▶ INSTRUCTIONS TO FOLLOW: Set down word for word the lines running from the line with "Convert this chart to Chart.js code." to the line with "const yTicks = [0, 2, 4, 6, 8, 10];", ends included. Skip every picture.

----------

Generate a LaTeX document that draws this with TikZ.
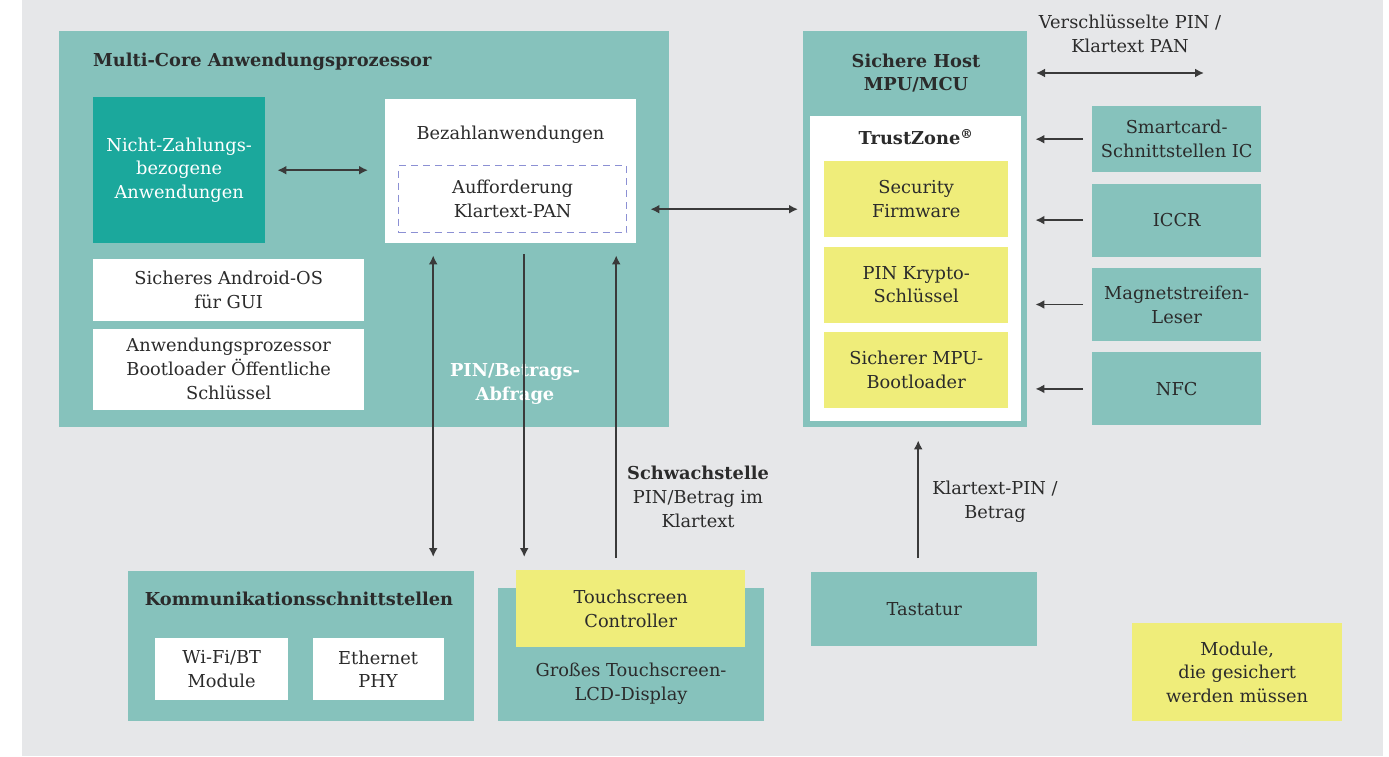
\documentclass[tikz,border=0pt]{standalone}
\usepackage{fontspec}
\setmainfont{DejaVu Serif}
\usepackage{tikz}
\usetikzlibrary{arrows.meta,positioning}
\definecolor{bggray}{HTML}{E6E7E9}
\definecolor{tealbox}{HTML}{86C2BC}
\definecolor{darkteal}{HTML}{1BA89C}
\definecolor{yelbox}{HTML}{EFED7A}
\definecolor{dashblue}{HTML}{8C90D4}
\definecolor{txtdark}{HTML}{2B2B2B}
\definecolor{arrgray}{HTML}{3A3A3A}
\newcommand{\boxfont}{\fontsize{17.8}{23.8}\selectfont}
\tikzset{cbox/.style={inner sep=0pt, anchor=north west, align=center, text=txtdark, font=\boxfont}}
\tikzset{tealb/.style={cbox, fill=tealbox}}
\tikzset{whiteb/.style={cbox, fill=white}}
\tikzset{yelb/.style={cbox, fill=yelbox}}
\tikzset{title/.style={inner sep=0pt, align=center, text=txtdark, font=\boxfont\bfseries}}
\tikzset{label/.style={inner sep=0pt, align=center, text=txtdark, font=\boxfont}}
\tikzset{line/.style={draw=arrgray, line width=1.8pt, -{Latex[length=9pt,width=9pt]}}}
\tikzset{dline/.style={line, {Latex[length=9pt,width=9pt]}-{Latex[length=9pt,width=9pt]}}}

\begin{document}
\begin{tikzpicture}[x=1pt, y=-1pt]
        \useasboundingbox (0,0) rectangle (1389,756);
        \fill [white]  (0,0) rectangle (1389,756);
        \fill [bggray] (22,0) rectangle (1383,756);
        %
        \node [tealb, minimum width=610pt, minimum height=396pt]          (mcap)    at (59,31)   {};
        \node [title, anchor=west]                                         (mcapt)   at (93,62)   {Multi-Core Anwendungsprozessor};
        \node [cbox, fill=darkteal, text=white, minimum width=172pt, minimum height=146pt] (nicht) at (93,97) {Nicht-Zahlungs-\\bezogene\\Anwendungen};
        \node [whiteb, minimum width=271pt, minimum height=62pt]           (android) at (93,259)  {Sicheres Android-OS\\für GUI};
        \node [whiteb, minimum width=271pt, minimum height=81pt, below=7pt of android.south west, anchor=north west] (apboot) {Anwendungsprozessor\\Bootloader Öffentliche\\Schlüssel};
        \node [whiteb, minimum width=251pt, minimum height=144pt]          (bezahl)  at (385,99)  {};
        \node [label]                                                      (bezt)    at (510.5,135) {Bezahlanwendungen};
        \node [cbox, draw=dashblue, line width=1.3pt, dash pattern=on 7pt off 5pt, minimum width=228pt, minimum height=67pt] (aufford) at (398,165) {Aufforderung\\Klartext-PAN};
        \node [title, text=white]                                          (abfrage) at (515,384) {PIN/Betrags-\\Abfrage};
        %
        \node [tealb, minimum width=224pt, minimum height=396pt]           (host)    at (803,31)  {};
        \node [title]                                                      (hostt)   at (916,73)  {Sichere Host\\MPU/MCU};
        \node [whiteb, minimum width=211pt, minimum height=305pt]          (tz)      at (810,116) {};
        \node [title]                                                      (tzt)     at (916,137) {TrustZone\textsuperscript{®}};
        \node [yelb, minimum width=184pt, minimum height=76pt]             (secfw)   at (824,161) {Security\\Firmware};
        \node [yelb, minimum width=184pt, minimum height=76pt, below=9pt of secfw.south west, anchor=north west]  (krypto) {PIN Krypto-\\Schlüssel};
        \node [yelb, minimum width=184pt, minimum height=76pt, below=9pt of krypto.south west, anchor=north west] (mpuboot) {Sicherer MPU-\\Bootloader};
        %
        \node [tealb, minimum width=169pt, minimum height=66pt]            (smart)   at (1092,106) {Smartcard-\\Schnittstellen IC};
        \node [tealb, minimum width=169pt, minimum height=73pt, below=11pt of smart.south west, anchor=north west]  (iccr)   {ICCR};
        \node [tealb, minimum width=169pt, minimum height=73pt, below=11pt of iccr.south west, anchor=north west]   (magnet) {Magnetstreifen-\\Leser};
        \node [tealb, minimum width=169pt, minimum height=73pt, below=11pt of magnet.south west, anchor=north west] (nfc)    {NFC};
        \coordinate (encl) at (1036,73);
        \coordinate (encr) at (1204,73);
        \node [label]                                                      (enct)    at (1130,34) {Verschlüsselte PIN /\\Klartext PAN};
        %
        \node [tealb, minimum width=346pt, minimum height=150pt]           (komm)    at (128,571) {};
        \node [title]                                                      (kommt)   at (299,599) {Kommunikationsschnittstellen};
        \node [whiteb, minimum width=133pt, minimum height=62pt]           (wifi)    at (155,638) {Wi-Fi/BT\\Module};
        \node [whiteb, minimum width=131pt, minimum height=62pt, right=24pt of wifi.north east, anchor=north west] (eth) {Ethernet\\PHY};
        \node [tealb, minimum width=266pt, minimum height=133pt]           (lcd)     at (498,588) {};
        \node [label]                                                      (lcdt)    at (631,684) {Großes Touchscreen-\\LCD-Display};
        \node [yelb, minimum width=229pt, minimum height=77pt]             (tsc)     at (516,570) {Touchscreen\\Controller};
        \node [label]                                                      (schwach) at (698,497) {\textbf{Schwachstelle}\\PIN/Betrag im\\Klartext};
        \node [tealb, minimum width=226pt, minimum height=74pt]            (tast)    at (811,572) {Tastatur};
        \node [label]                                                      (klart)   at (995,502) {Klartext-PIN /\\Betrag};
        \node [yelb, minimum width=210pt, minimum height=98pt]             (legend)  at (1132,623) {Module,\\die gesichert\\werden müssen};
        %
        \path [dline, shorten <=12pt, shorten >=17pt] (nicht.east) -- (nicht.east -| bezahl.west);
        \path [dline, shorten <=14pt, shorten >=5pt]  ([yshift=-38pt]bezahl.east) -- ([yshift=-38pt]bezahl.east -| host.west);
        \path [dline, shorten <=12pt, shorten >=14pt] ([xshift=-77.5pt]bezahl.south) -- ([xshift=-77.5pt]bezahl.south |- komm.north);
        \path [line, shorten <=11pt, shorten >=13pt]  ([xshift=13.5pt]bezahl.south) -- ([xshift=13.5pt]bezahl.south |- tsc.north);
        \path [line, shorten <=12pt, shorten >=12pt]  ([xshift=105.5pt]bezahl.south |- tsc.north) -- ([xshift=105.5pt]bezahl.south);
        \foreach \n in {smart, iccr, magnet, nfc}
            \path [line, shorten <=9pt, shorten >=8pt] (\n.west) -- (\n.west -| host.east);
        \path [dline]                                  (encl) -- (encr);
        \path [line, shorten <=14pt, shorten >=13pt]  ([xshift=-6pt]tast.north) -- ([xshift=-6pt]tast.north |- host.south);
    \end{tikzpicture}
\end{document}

----------

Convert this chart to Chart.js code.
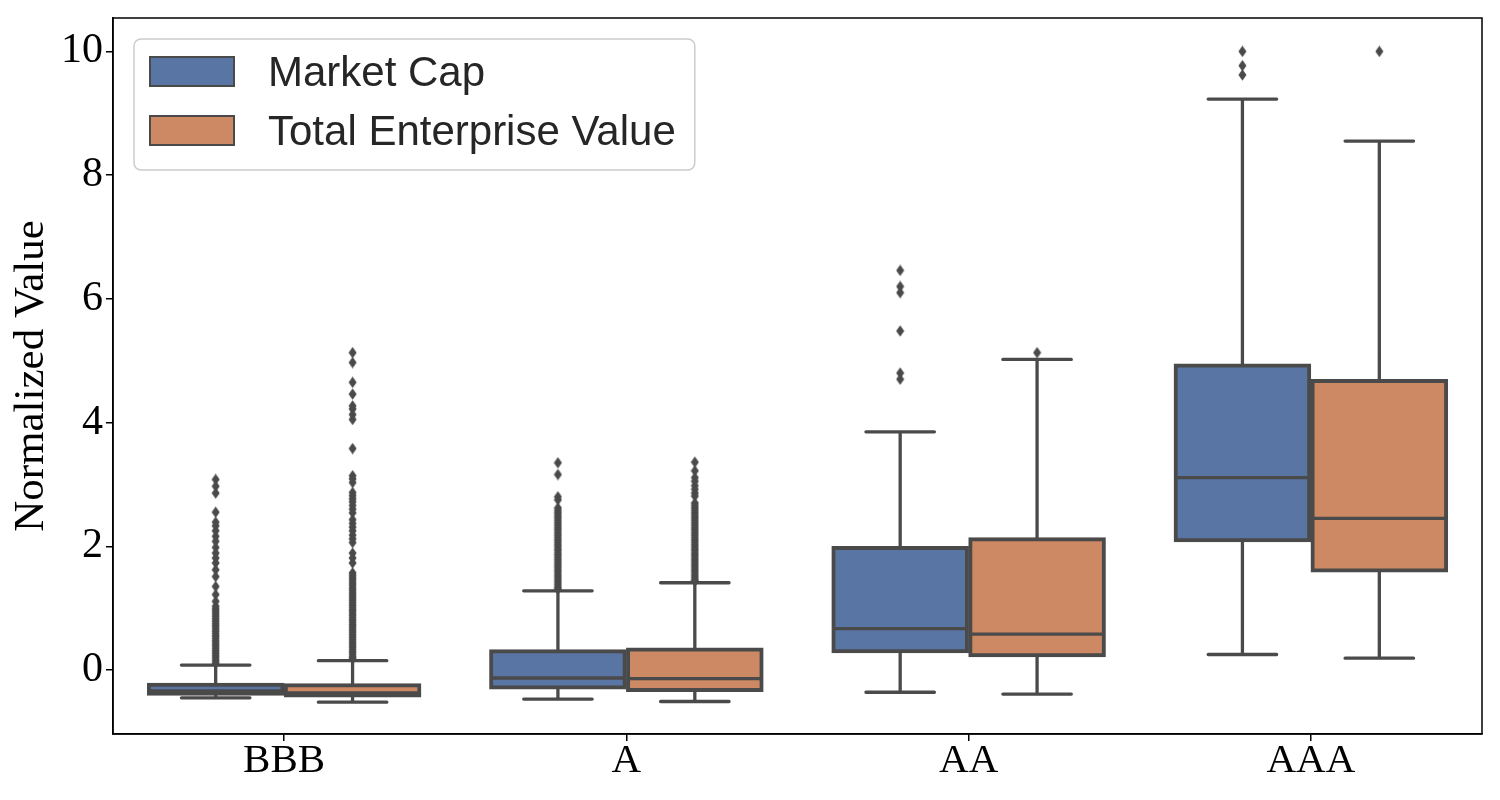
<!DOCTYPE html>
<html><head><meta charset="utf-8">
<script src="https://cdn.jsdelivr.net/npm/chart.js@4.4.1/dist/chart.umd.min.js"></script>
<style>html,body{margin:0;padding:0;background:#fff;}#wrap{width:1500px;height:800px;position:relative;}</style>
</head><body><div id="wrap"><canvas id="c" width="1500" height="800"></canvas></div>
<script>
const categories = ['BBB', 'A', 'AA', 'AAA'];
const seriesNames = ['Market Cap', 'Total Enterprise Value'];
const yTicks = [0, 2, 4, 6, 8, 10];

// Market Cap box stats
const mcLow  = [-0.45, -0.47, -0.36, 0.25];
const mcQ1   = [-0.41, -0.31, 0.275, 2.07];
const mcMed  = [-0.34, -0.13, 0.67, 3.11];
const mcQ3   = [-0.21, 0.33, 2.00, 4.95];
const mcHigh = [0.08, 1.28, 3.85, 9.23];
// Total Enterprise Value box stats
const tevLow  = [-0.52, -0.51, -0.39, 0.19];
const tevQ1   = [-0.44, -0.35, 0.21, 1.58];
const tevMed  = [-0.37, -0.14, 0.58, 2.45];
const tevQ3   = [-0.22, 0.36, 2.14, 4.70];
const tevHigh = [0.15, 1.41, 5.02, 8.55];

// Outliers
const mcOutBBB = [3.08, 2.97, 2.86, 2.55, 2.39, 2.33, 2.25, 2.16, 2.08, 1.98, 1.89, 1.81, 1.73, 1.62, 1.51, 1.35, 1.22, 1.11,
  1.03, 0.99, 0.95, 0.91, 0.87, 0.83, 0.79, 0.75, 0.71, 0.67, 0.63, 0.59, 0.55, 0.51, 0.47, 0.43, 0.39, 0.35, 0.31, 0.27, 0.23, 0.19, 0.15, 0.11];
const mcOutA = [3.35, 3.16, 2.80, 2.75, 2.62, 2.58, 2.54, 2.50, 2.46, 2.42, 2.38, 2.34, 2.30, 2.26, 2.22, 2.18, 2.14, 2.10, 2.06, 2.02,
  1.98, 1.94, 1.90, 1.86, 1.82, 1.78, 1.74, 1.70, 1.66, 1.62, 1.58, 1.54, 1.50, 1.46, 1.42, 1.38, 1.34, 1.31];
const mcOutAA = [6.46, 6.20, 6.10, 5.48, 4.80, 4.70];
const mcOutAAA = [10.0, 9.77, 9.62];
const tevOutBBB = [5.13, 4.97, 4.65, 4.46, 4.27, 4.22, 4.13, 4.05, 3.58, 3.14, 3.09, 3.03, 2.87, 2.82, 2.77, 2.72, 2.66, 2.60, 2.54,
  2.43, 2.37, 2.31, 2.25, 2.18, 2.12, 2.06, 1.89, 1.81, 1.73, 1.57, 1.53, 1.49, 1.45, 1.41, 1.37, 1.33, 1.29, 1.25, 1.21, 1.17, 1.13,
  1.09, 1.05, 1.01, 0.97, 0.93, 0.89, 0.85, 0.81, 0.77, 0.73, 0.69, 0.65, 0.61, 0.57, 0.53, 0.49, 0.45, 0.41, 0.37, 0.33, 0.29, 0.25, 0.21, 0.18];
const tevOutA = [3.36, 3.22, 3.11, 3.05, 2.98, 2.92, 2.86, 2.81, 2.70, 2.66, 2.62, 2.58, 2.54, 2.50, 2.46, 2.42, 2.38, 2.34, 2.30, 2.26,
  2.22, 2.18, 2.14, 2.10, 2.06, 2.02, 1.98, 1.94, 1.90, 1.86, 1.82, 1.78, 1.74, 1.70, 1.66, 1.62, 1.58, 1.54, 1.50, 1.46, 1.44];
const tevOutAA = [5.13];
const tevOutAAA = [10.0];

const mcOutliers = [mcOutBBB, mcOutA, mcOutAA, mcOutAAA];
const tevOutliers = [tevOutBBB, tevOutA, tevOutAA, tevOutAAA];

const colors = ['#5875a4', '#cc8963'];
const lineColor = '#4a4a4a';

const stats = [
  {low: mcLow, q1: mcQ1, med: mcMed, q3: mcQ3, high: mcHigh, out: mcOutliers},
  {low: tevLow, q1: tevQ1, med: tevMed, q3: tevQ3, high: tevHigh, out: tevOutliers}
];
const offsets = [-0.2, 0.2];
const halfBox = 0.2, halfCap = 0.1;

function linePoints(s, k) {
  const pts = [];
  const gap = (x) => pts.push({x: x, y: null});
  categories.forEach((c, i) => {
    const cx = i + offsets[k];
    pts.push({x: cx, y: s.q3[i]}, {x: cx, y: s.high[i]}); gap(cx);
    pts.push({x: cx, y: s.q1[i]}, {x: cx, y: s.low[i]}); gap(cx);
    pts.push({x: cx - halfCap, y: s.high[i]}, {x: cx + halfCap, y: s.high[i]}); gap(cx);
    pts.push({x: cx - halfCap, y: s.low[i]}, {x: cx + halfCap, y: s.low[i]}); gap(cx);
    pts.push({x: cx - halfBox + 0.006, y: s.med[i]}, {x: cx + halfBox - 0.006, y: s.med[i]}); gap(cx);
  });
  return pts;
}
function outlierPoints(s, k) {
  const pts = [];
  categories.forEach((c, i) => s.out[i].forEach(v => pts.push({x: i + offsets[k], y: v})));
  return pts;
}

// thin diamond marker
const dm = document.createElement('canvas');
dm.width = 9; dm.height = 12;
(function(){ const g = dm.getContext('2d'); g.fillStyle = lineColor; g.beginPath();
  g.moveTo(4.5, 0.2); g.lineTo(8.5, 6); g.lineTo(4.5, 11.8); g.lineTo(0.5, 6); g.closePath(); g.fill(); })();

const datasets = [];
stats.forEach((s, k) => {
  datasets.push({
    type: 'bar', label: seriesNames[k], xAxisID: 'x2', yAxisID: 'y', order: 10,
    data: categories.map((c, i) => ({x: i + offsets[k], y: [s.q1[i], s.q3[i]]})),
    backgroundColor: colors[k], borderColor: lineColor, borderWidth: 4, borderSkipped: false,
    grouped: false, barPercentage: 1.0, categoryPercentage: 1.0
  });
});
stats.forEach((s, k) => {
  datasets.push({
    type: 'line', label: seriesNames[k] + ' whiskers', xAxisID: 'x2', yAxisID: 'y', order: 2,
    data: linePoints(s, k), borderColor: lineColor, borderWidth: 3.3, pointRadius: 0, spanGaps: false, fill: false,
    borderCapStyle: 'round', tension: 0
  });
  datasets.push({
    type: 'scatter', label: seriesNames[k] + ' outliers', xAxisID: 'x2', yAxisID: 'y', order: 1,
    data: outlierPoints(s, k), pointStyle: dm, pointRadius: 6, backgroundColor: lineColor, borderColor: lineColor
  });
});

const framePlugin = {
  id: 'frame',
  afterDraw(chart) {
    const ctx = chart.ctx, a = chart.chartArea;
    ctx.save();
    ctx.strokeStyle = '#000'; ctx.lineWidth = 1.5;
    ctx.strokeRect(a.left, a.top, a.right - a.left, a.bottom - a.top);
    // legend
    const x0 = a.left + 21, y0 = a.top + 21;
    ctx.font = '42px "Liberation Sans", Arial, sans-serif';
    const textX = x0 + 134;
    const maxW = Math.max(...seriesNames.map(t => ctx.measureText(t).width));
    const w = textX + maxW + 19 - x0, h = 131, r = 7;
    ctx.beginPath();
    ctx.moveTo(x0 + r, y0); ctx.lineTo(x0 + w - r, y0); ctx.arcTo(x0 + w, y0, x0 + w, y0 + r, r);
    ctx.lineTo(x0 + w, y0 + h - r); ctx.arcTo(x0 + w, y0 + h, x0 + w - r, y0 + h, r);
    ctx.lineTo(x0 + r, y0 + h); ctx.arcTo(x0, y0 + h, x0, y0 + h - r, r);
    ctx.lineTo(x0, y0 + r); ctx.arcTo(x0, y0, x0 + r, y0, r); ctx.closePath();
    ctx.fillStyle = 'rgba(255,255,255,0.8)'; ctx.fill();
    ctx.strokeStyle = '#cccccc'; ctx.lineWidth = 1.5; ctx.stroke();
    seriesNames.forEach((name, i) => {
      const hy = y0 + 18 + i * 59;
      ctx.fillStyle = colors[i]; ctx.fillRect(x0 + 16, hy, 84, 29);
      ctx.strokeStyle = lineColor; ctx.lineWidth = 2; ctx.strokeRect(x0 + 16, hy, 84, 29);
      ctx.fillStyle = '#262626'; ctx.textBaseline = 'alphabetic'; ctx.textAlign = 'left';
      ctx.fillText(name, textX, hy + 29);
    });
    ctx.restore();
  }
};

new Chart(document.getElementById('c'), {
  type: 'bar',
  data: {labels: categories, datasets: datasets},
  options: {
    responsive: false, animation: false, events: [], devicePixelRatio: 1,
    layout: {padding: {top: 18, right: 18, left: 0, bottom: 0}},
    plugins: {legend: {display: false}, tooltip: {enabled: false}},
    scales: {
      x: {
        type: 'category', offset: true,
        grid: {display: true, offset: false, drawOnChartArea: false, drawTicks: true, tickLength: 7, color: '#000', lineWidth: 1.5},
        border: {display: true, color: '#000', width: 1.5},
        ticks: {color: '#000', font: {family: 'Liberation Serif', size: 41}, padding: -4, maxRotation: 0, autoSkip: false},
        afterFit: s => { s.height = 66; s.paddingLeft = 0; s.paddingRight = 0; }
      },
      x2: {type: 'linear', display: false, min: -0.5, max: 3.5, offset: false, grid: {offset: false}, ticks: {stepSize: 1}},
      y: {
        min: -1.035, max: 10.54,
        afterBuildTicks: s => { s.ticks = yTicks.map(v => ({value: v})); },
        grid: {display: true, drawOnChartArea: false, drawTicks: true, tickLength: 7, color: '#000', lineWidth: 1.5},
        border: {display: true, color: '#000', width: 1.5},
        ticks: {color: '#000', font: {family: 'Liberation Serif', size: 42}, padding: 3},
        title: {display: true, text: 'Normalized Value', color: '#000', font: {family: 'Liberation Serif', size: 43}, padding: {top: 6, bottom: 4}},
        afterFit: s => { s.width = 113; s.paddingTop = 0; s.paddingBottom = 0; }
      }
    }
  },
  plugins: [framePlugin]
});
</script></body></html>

----------

▶ SOLUTION FOR THIS TASK:
Convert this chart to Chart.js code.
<!DOCTYPE html>
<html><head><meta charset="utf-8">
<script src="https://cdn.jsdelivr.net/npm/chart.js@4.4.1/dist/chart.umd.min.js"></script>
<style>html,body{margin:0;padding:0;background:#fff;}#wrap{width:1500px;height:800px;position:relative;}</style>
</head><body><div id="wrap"><canvas id="c" width="1500" height="800"></canvas></div>
<script>
const categories = ['BBB', 'A', 'AA', 'AAA'];
const seriesNames = ['Market Cap', 'Total Enterprise Value'];
const yTicks = [0, 2, 4, 6, 8, 10];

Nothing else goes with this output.